- INPUT RECORDS -

>>>

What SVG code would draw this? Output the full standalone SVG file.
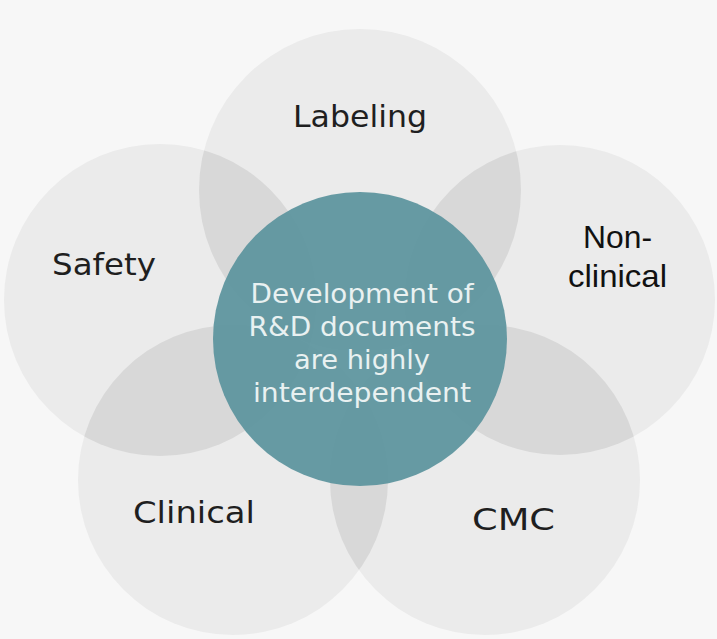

<<<
>>>

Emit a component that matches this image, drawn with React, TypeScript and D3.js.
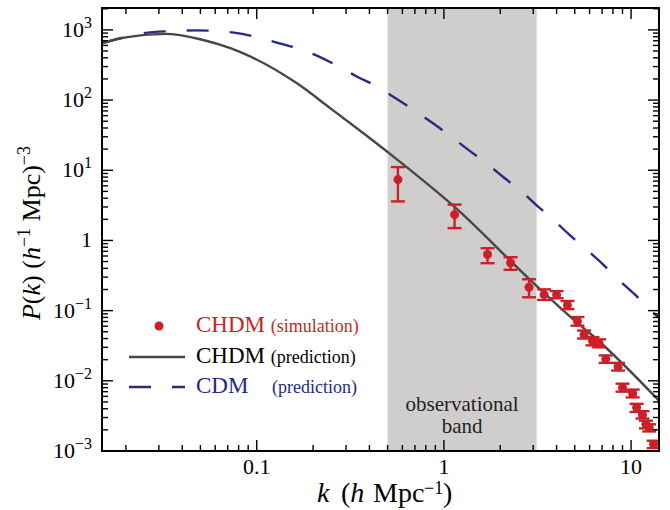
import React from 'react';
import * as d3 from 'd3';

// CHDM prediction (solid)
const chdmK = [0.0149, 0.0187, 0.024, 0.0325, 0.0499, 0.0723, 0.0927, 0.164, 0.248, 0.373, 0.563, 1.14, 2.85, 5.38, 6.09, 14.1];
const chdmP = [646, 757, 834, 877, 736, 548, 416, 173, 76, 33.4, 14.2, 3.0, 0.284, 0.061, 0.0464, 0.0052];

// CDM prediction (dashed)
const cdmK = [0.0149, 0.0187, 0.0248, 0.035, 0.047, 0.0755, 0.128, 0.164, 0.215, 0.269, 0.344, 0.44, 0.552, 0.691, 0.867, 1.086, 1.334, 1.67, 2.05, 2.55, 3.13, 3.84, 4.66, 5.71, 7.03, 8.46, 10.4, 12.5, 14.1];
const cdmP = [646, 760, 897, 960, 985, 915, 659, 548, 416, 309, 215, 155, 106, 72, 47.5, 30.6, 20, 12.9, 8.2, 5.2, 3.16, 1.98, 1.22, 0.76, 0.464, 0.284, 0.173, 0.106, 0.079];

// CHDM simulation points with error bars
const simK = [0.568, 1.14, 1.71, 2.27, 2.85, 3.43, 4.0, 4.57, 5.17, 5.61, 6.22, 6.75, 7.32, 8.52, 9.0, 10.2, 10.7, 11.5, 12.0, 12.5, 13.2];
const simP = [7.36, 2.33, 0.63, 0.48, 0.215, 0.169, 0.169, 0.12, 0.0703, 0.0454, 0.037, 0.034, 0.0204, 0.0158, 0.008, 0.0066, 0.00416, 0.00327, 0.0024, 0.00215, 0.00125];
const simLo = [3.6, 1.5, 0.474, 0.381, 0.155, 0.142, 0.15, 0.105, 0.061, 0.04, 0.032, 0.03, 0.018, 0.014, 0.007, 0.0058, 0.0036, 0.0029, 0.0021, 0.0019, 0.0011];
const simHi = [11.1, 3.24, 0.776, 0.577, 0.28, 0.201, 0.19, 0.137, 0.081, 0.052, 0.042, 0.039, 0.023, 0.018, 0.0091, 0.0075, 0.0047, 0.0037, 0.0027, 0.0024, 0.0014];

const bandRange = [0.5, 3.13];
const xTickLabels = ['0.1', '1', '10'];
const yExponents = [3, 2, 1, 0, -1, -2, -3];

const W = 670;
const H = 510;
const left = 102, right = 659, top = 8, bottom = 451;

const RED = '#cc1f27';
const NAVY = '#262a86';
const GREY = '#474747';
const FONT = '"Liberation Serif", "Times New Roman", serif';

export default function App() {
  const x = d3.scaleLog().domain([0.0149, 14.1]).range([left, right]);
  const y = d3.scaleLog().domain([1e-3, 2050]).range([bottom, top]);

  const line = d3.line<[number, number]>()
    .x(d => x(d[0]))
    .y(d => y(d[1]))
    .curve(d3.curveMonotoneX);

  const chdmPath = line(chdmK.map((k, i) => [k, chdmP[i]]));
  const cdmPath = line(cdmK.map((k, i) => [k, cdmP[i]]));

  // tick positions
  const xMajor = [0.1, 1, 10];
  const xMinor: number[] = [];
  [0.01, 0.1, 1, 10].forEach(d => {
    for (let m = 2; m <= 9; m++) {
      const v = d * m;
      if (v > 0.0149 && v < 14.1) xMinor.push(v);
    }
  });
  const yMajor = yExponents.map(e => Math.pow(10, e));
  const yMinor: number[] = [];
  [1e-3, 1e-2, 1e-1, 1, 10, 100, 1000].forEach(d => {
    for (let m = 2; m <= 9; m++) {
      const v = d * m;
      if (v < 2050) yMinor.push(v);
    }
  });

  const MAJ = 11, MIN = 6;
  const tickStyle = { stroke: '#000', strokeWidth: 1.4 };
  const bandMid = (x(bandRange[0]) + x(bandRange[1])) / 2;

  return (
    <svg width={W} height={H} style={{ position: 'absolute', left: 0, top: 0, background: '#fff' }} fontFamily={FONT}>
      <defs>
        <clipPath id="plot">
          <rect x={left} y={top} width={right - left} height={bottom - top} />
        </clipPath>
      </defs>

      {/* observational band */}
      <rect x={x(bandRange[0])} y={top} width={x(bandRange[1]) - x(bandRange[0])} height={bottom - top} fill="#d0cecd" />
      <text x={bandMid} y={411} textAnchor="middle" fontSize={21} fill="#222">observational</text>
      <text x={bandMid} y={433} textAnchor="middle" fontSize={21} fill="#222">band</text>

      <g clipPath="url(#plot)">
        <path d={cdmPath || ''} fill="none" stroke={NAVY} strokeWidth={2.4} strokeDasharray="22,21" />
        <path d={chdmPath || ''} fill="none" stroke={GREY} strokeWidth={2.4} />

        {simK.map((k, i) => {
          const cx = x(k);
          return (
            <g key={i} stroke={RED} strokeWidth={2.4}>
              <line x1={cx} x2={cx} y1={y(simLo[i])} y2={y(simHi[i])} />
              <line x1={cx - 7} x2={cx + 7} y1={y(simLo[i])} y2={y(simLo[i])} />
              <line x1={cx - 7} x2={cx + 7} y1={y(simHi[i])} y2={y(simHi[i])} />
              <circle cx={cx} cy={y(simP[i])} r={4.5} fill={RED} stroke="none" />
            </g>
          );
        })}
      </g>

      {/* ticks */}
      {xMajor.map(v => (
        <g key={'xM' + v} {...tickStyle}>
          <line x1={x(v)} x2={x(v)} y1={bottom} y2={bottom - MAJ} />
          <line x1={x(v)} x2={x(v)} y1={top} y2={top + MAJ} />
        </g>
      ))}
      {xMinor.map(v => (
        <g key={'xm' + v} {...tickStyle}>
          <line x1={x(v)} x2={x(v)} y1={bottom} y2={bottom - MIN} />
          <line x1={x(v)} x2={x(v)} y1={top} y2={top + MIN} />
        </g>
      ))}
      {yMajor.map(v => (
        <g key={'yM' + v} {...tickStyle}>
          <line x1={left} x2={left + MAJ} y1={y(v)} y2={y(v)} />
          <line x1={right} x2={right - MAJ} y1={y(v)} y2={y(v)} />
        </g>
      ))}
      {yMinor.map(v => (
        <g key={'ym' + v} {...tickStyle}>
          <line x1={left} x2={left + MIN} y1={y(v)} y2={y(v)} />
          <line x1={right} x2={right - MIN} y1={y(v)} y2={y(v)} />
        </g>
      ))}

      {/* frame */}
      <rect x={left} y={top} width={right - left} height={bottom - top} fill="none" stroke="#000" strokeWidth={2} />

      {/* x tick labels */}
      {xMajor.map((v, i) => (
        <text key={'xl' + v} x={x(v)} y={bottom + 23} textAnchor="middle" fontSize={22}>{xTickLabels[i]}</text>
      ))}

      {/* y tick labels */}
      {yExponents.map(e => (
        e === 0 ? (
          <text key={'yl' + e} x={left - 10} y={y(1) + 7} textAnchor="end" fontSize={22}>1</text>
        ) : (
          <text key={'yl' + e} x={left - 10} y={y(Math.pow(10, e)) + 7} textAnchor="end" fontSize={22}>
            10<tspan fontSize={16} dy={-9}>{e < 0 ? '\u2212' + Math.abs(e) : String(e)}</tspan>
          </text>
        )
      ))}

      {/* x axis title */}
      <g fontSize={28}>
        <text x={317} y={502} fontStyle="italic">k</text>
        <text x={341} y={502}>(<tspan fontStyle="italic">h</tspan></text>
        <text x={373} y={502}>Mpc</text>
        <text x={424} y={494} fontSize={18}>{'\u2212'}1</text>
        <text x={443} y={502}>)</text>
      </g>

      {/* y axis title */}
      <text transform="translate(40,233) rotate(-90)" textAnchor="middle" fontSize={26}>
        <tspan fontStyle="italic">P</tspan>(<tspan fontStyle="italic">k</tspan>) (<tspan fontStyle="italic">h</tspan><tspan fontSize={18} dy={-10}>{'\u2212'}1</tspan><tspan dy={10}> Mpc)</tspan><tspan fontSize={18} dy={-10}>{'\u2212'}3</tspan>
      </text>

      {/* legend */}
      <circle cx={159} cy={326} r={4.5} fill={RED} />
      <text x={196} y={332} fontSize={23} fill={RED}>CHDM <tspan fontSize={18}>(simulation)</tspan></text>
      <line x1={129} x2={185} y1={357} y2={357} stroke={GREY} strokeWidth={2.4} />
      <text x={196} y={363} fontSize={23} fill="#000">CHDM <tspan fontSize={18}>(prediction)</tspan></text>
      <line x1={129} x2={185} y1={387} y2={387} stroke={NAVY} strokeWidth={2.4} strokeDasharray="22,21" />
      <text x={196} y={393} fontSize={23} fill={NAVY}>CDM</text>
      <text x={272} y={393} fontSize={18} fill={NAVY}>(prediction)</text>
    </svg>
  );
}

<<<

- GIVEN PROBLEM -
Show all lines from the records above where the word "with" occurs.

- ANSWER FOR THIS EXERCISE -
Emit a component that matches this image, drawn with React, TypeScript and D3.js.
// CHDM simulation points with error bars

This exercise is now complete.